▶ _WHAT IS BEING ASKED_: Reproduce the listing below exactly. Pictures do not belong in the copy.

▶ _Dataset records_:
################

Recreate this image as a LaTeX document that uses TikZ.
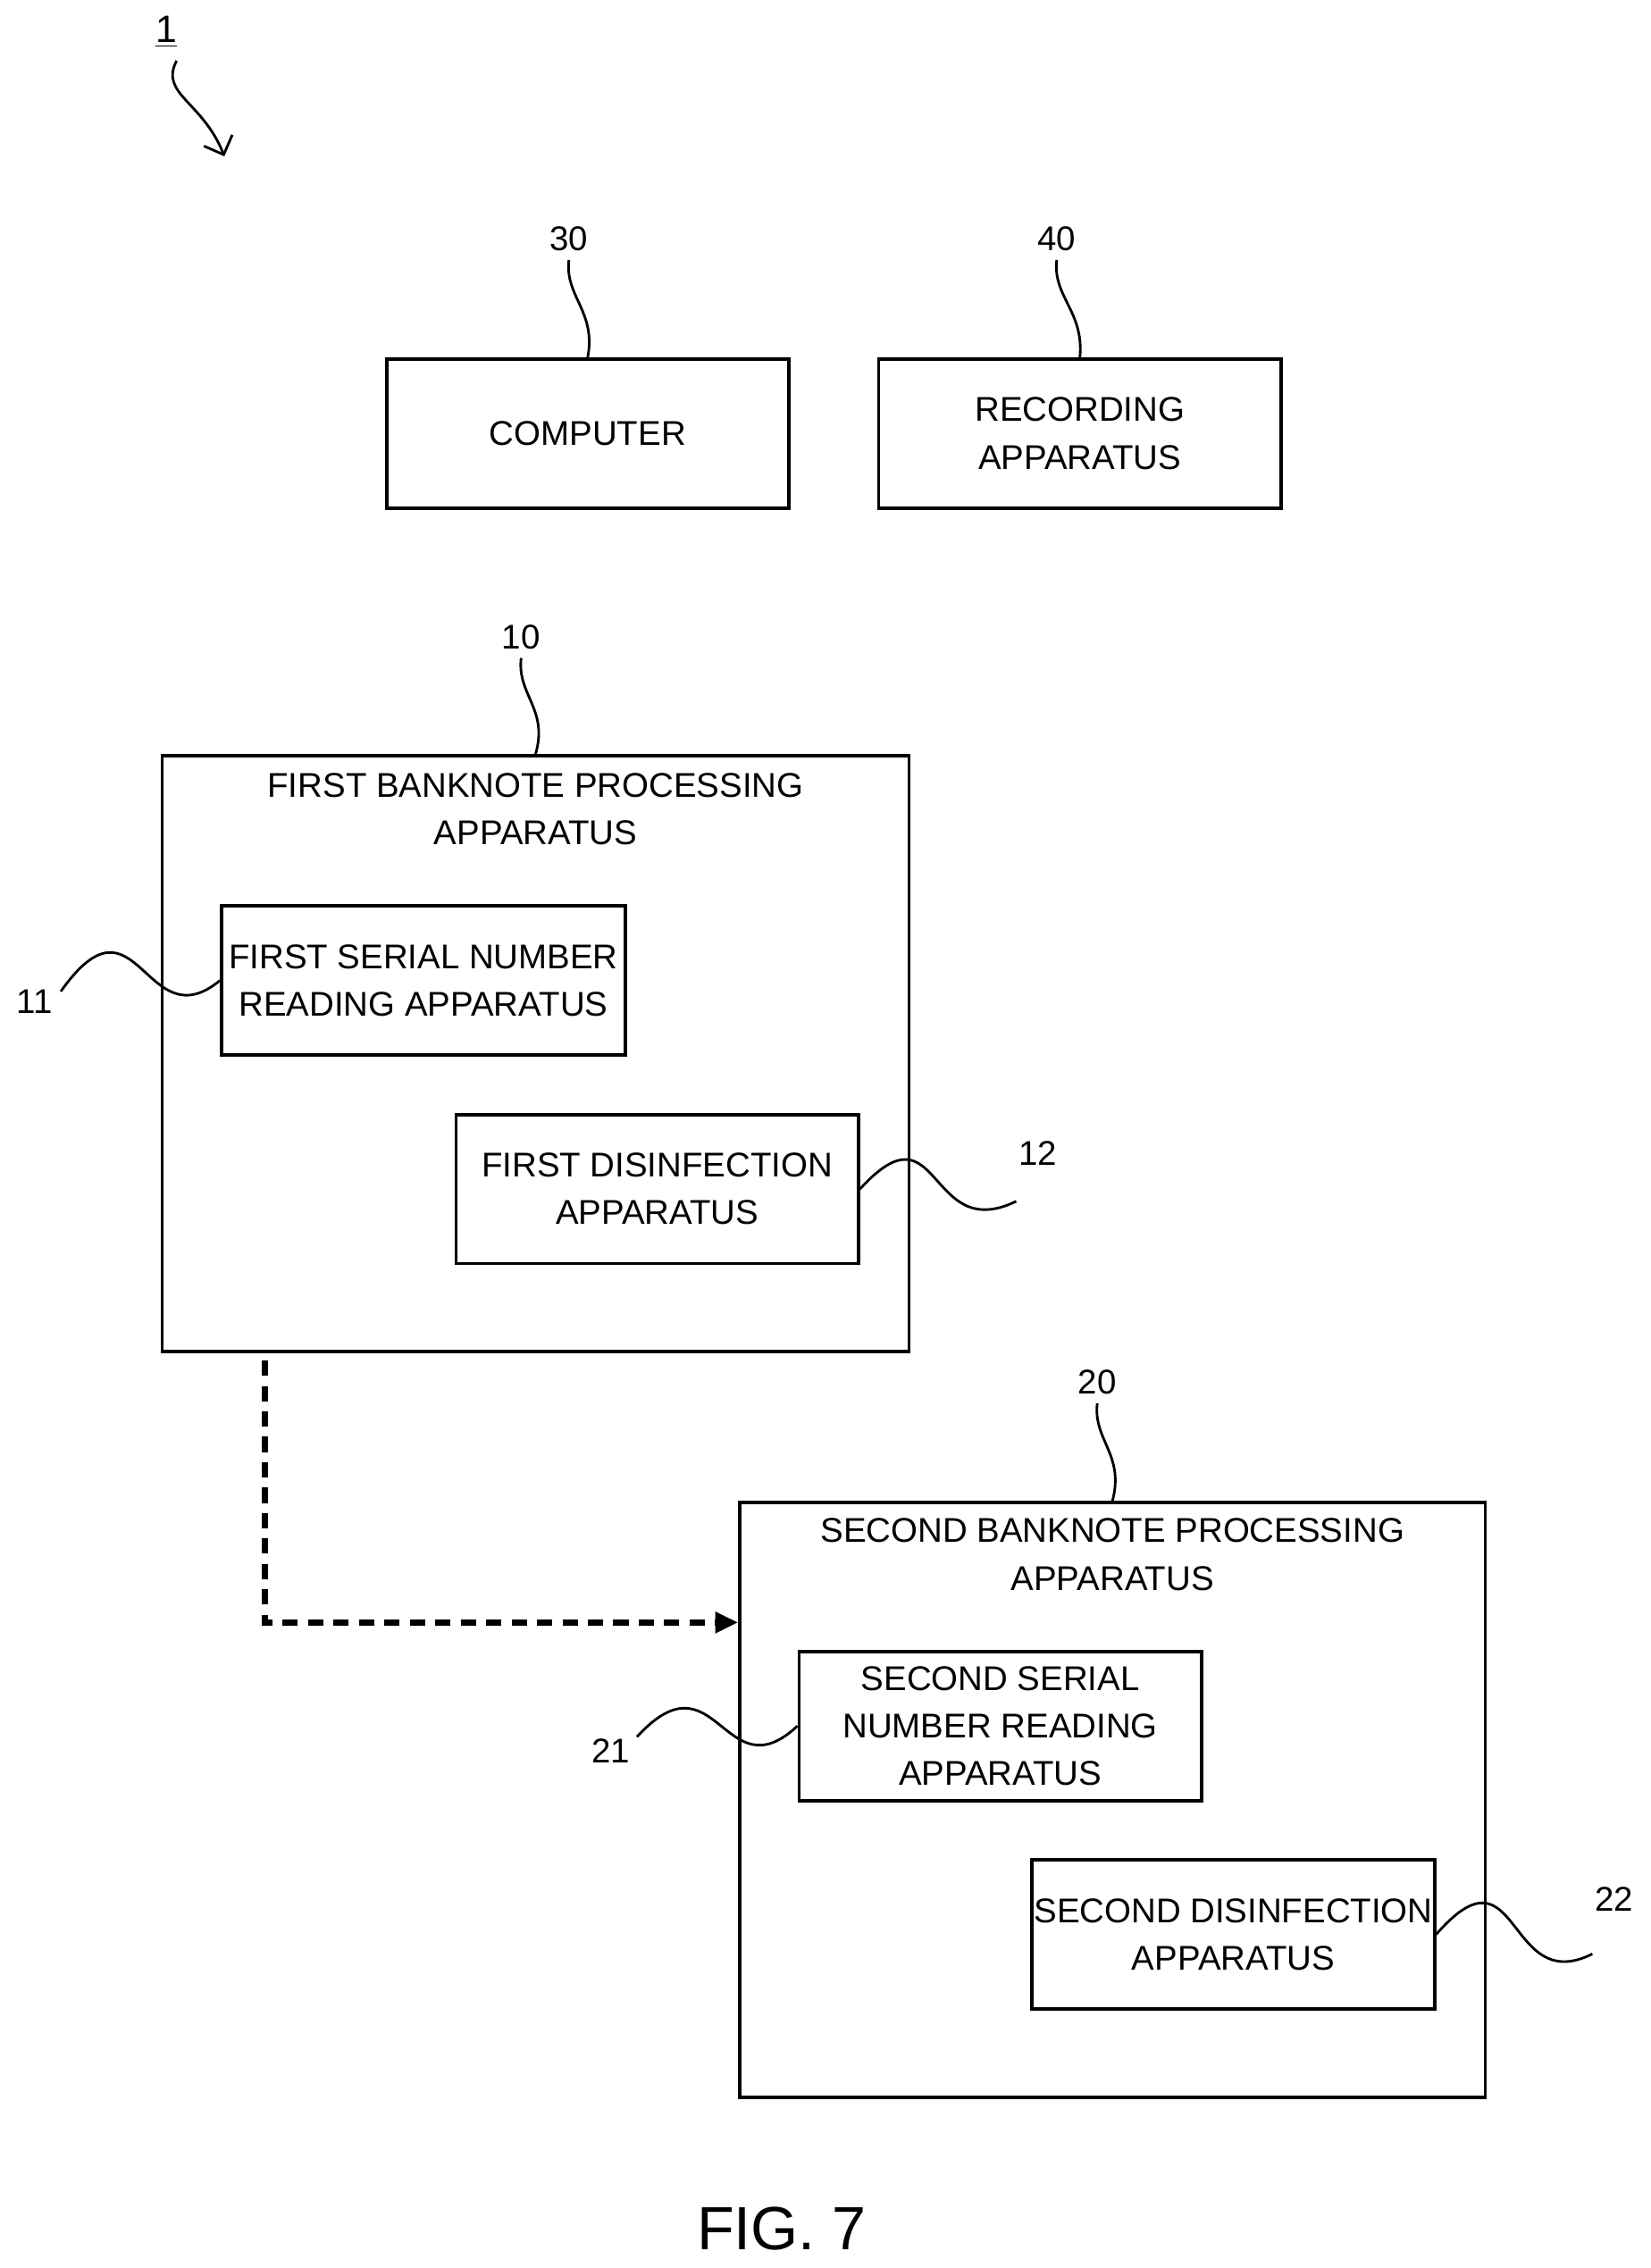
\documentclass[tikz,border=0pt]{standalone}
\usepackage{fontspec}
\setmainfont{Liberation Sans}
\usetikzlibrary{arrows.meta}
\begin{document}
\begin{tikzpicture}[x=0.02cm,y=-0.02cm,
  box/.style={draw,line width=1.3pt,inner sep=0},
  txt/.style={font=\fontsize{13.5}{18.7}\selectfont,align=center},
  sq/.style={line width=1pt}]
\useasboundingbox (0,0) rectangle (1140,1567);
% boxes
\node[box,minimum width=5.56cm,minimum height=2.06cm] (c30) at (406,299.5) {};
\node[txt] at (c30) {COMPUTER};
\node[box,minimum width=5.56cm,minimum height=2.06cm] (c40) at (746,299.5) {};
\node[txt] at (c40) {RECORDING\\APPARATUS};
\node[box,minimum width=10.32cm,minimum height=8.24cm] (c10) at (370,728) {};
\node[txt] at (370,559) {FIRST BANKNOTE PROCESSING\\APPARATUS};
\node[box,minimum width=5.58cm,minimum height=2.06cm] (c11) at (292.5,677.5) {};
\node[txt] at (c11) {FIRST SERIAL NUMBER\\READING APPARATUS};
\node[box,minimum width=5.56cm,minimum height=2.06cm] (c12) at (454,821.5) {};
\node[txt] at (c12) {FIRST DISINFECTION\\APPARATUS};
\node[box,minimum width=10.3cm,minimum height=8.22cm] (c20) at (768.5,1243.5) {};
\node[txt] at (768.5,1074) {SECOND BANKNOTE PROCESSING\\APPARATUS};
\node[box,minimum width=5.56cm,minimum height=2.06cm] (c21) at (691,1192.5) {};
\node[txt] at (c21) {SECOND SERIAL\\NUMBER READING\\APPARATUS};
\node[box,minimum width=5.56cm,minimum height=2.06cm] (c22) at (852,1336.5) {};
\node[txt] at (c22) {SECOND DISINFECTION\\APPARATUS};
% dashed arrow
\coordinate (d1) at (183,940);
\coordinate (d2) at (183,1121);
\draw[line width=2.5pt,dash pattern=on 6pt off 4pt,-{Triangle[length=9pt,width=8pt]}] (d1) -- (d2) -- (c20.west |- d2);
% labels
\node[txt,font=\fontsize{15}{18}\selectfont] (l1) at (115,22) {\underline{1}};
\coordinate (a1) at (155,108);
\draw[sq,-{Straight Barb[length=6pt]}] (122,42) .. controls (110,65) and (140,70) .. (a1);
\node[txt] (l30) at (393,165) {30};
\draw[sq] (l30.south) .. controls (390,205) and (412,215) .. (c30.north);
\node[txt] (l40) at (730,165) {40};
\draw[sq] (l40.south) .. controls (727,205) and (749,215) .. (c40.north);
\node[txt] (l10) at (360,440) {10};
\draw[sq] (l10.south) .. controls (357,480) and (379,490) .. (c10.north);
\node[txt] (l20) at (758,955) {20};
\draw[sq] (l20.south) .. controls (755,995) and (777,1005) .. (c20.north);
\node[txt] (l11) at (24,692) {11};
\draw[sq] (42,685) .. controls (95,610) and (100,720) .. (c11.west);
\node[txt] (l12) at (717,797) {12};
\draw[sq] (c12.east) .. controls (650,760) and (640,860) .. (702,830);
\node[txt] (l21) at (422,1210) {21};
\draw[sq] (440,1200) .. controls (495,1140) and (500,1240) .. (c21.west);
\node[txt] (l22) at (1115,1312) {22};
\draw[sq] (c22.east) .. controls (1050,1270) and (1040,1380) .. (1100,1350);
\node[font=\fontsize{24}{28}\selectfont] at (540,1540) {FIG. 7};
\end{tikzpicture}
\end{document}
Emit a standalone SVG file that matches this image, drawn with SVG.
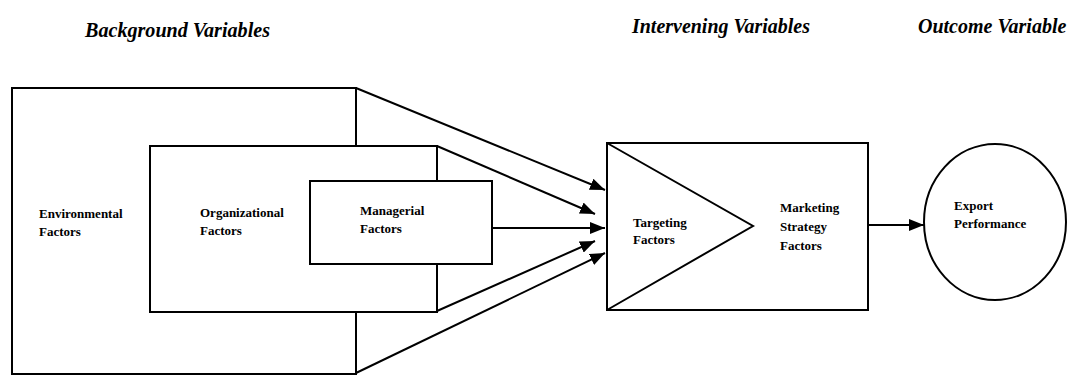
<svg xmlns="http://www.w3.org/2000/svg" width="1067" height="376" viewBox="0 0 1067 376">
  <style>
    .box { fill: #ffffff; stroke: #000000; stroke-width: 2; }
    .edge { fill: none; stroke: #000000; stroke-width: 2; }
    .head { font-family: "Liberation Serif", "Times New Roman", serif; font-weight: bold; font-style: italic; font-size: 20px; fill: #000000; }
    .lbl { font-family: "Liberation Serif", "Times New Roman", serif; font-weight: bold; font-size: 13px; fill: #000000; }
  </style>
  <defs>
    <marker id="arrow" markerUnits="userSpaceOnUse" markerWidth="16" markerHeight="12" refX="15" refY="6" orient="auto">
      <path d="M0,0 L15,6 L0,12 Z" fill="#000000"/>
    </marker>
  </defs>
  <rect width="1067" height="376" fill="#ffffff"/>

  <!-- column headings -->
  <g id="headings">
    <text class="head" x="85" y="37" textLength="185" lengthAdjust="spacingAndGlyphs">Background Variables</text>
    <text class="head" x="632" y="33" textLength="178" lengthAdjust="spacingAndGlyphs">Intervening Variables</text>
    <text class="head" x="918" y="33">Outcome Variable</text>
  </g>

  <!-- background variables: nested boxes -->
  <g id="environmental">
    <rect class="box" x="12" y="88" width="344" height="286"/>
    <text class="lbl" x="39" y="218">Environmental</text>
    <text class="lbl" x="39" y="236">Factors</text>
  </g>
  <g id="organizational">
    <rect class="box" x="150" y="146" width="287" height="166"/>
    <text class="lbl" x="200" y="217">Organizational</text>
    <text class="lbl" x="200" y="235">Factors</text>
  </g>
  <g id="managerial">
    <rect class="box" x="310" y="181" width="182" height="83"/>
    <text class="lbl" x="360" y="215">Managerial</text>
    <text class="lbl" x="360" y="233">Factors</text>
  </g>

  <!-- intervening variables -->
  <g id="strategy">
    <rect class="box" x="607" y="143" width="261" height="167"/>
    <text class="lbl" x="780" y="212">Marketing</text>
    <text class="lbl" x="780" y="231">Strategy</text>
    <text class="lbl" x="780" y="250">Factors</text>
  </g>
  <g id="targeting">
    <polyline class="edge" points="607,143 753,226 607,310"/>
    <text class="lbl" x="633" y="227">Targeting</text>
    <text class="lbl" x="633" y="244">Factors</text>
  </g>

  <!-- outcome variable -->
  <g id="performance">
    <ellipse class="box" cx="995" cy="222" rx="71" ry="78"/>
    <text class="lbl" x="954" y="210">Export</text>
    <text class="lbl" x="954" y="228">Performance</text>
  </g>

  <!-- connectors -->
  <g id="connectors">
    <line class="edge" x1="356" y1="88" x2="605" y2="190" marker-end="url(#arrow)"/>
    <line class="edge" x1="437" y1="146" x2="595" y2="214" marker-end="url(#arrow)"/>
    <line class="edge" x1="492" y1="228" x2="605" y2="228" marker-end="url(#arrow)"/>
    <line class="edge" x1="437" y1="311" x2="595" y2="241" marker-end="url(#arrow)"/>
    <line class="edge" x1="356" y1="373" x2="605" y2="253" marker-end="url(#arrow)"/>
    <line class="edge" x1="868" y1="225" x2="924" y2="225" marker-end="url(#arrow)"/>
  </g>
</svg>
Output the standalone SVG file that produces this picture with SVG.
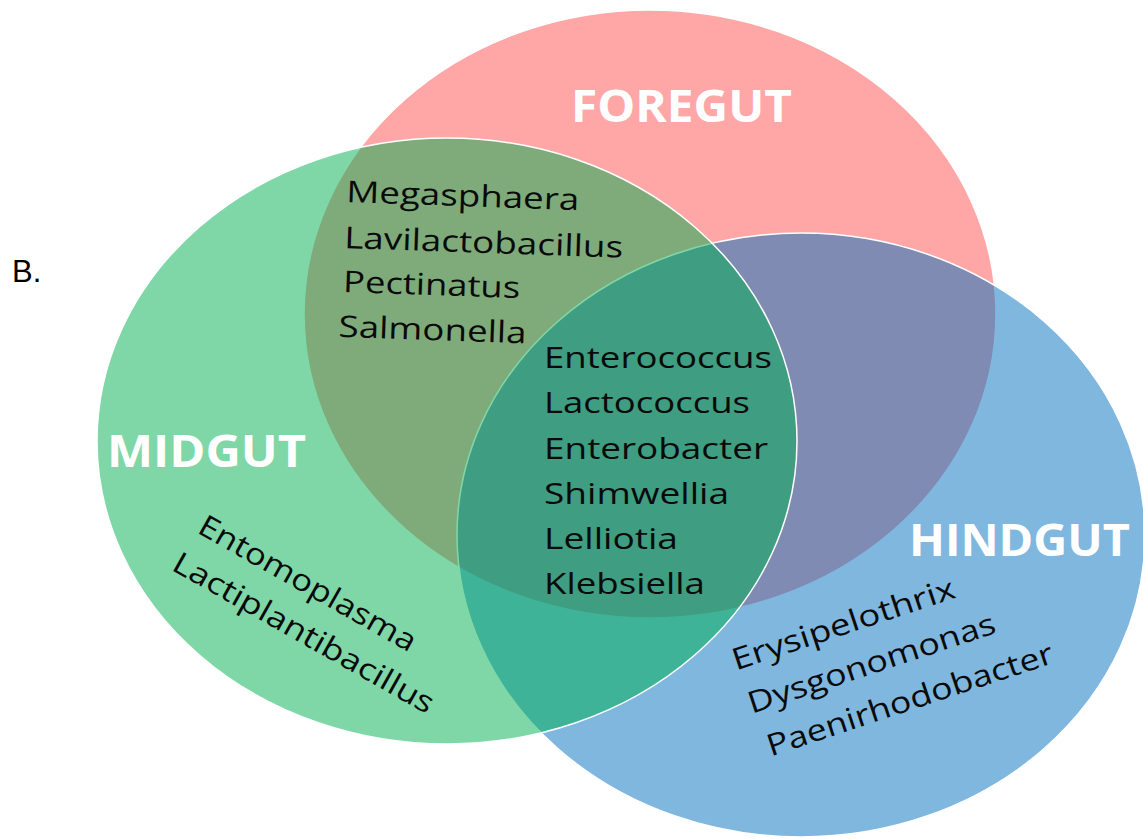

################

▶ _EXERCISE OUTPUT_:
Recreate this image as a LaTeX document that uses TikZ.
\documentclass[tikz,border=0pt]{standalone}
\usepackage{fontspec}
\setmainfont{Liberation Sans}
\usetikzlibrary{arrows.meta}
\begin{document}
\begin{tikzpicture}[x=0.02cm,y=-0.02cm,
  box/.style={draw,line width=1.3pt,inner sep=0},
  txt/.style={font=\fontsize{13.5}{18.7}\selectfont,align=center},
  sq/.style={line width=1pt}]
\useasboundingbox (0,0) rectangle (1140,1567);
% boxes
\node[box,minimum width=5.56cm,minimum height=2.06cm] (c30) at (406,299.5) {};
\node[txt] at (c30) {COMPUTER};
\node[box,minimum width=5.56cm,minimum height=2.06cm] (c40) at (746,299.5) {};
\node[txt] at (c40) {RECORDING\\APPARATUS};
\node[box,minimum width=10.32cm,minimum height=8.24cm] (c10) at (370,728) {};
\node[txt] at (370,559) {FIRST BANKNOTE PROCESSING\\APPARATUS};
\node[box,minimum width=5.58cm,minimum height=2.06cm] (c11) at (292.5,677.5) {};
\node[txt] at (c11) {FIRST SERIAL NUMBER\\READING APPARATUS};
\node[box,minimum width=5.56cm,minimum height=2.06cm] (c12) at (454,821.5) {};
\node[txt] at (c12) {FIRST DISINFECTION\\APPARATUS};
\node[box,minimum width=10.3cm,minimum height=8.22cm] (c20) at (768.5,1243.5) {};
\node[txt] at (768.5,1074) {SECOND BANKNOTE PROCESSING\\APPARATUS};
\node[box,minimum width=5.56cm,minimum height=2.06cm] (c21) at (691,1192.5) {};
\node[txt] at (c21) {SECOND SERIAL\\NUMBER READING\\APPARATUS};
\node[box,minimum width=5.56cm,minimum height=2.06cm] (c22) at (852,1336.5) {};
\node[txt] at (c22) {SECOND DISINFECTION\\APPARATUS};
% dashed arrow
\coordinate (d1) at (183,940);
\coordinate (d2) at (183,1121);
\draw[line width=2.5pt,dash pattern=on 6pt off 4pt,-{Triangle[length=9pt,width=8pt]}] (d1) -- (d2) -- (c20.west |- d2);
% labels
\node[txt,font=\fontsize{15}{18}\selectfont] (l1) at (115,22) {\underline{1}};
\coordinate (a1) at (155,108);
\draw[sq,-{Straight Barb[length=6pt]}] (122,42) .. controls (110,65) and (140,70) .. (a1);
\node[txt] (l30) at (393,165) {30};
\draw[sq] (l30.south) .. controls (390,205) and (412,215) .. (c30.north);
\node[txt] (l40) at (730,165) {40};
\draw[sq] (l40.south) .. controls (727,205) and (749,215) .. (c40.north);
\node[txt] (l10) at (360,440) {10};
\draw[sq] (l10.south) .. controls (357,480) and (379,490) .. (c10.north);
\node[txt] (l20) at (758,955) {20};
\draw[sq] (l20.south) .. controls (755,995) and (777,1005) .. (c20.north);
\node[txt] (l11) at (24,692) {11};
\draw[sq] (42,685) .. controls (95,610) and (100,720) .. (c11.west);
\node[txt] (l12) at (717,797) {12};
\draw[sq] (c12.east) .. controls (650,760) and (640,860) .. (702,830);
\node[txt] (l21) at (422,1210) {21};
\draw[sq] (440,1200) .. controls (495,1140) and (500,1240) .. (c21.west);
\node[txt] (l22) at (1115,1312) {22};
\draw[sq] (c22.east) .. controls (1050,1270) and (1040,1380) .. (1100,1350);
\node[font=\fontsize{24}{28}\selectfont] at (540,1540) {FIG. 7};
\end{tikzpicture}
\end{document}
Emit a standalone SVG file that matches this image, drawn with SVG.
<svg xmlns="http://www.w3.org/2000/svg" width="1067" height="376" viewBox="0 0 1067 376">
  <style>
    .box { fill: #ffffff; stroke: #000000; stroke-width: 2; }
    .edge { fill: none; stroke: #000000; stroke-width: 2; }
    .head { font-family: "Liberation Serif", "Times New Roman", serif; font-weight: bold; font-style: italic; font-size: 20px; fill: #000000; }
    .lbl { font-family: "Liberation Serif", "Times New Roman", serif; font-weight: bold; font-size: 13px; fill: #000000; }
  </style>
  <defs>
    <marker id="arrow" markerUnits="userSpaceOnUse" markerWidth="16" markerHeight="12" refX="15" refY="6" orient="auto">
      <path d="M0,0 L15,6 L0,12 Z" fill="#000000"/>
    </marker>
  </defs>
  <rect width="1067" height="376" fill="#ffffff"/>

  <!-- column headings -->
  <g id="headings">
    <text class="head" x="85" y="37" textLength="185" lengthAdjust="spacingAndGlyphs">Background Variables</text>
    <text class="head" x="632" y="33" textLength="178" lengthAdjust="spacingAndGlyphs">Intervening Variables</text>
    <text class="head" x="918" y="33">Outcome Variable</text>
  </g>

  <!-- background variables: nested boxes -->
  <g id="environmental">
    <rect class="box" x="12" y="88" width="344" height="286"/>
    <text class="lbl" x="39" y="218">Environmental</text>
    <text class="lbl" x="39" y="236">Factors</text>
  </g>
  <g id="organizational">
    <rect class="box" x="150" y="146" width="287" height="166"/>
    <text class="lbl" x="200" y="217">Organizational</text>
    <text class="lbl" x="200" y="235">Factors</text>
  </g>
  <g id="managerial">
    <rect class="box" x="310" y="181" width="182" height="83"/>
    <text class="lbl" x="360" y="215">Managerial</text>
    <text class="lbl" x="360" y="233">Factors</text>
  </g>

  <!-- intervening variables -->
  <g id="strategy">
    <rect class="box" x="607" y="143" width="261" height="167"/>
    <text class="lbl" x="780" y="212">Marketing</text>
    <text class="lbl" x="780" y="231">Strategy</text>
    <text class="lbl" x="780" y="250">Factors</text>
  </g>
  <g id="targeting">
    <polyline class="edge" points="607,143 753,226 607,310"/>
    <text class="lbl" x="633" y="227">Targeting</text>
    <text class="lbl" x="633" y="244">Factors</text>
  </g>

  <!-- outcome variable -->
  <g id="performance">
    <ellipse class="box" cx="995" cy="222" rx="71" ry="78"/>
    <text class="lbl" x="954" y="210">Export</text>
    <text class="lbl" x="954" y="228">Performance</text>
  </g>

  <!-- connectors -->
  <g id="connectors">
    <line class="edge" x1="356" y1="88" x2="605" y2="190" marker-end="url(#arrow)"/>
    <line class="edge" x1="437" y1="146" x2="595" y2="214" marker-end="url(#arrow)"/>
    <line class="edge" x1="492" y1="228" x2="605" y2="228" marker-end="url(#arrow)"/>
    <line class="edge" x1="437" y1="311" x2="595" y2="241" marker-end="url(#arrow)"/>
    <line class="edge" x1="356" y1="373" x2="605" y2="253" marker-end="url(#arrow)"/>
    <line class="edge" x1="868" y1="225" x2="924" y2="225" marker-end="url(#arrow)"/>
  </g>
</svg>
Output the standalone SVG file that produces this picture with SVG.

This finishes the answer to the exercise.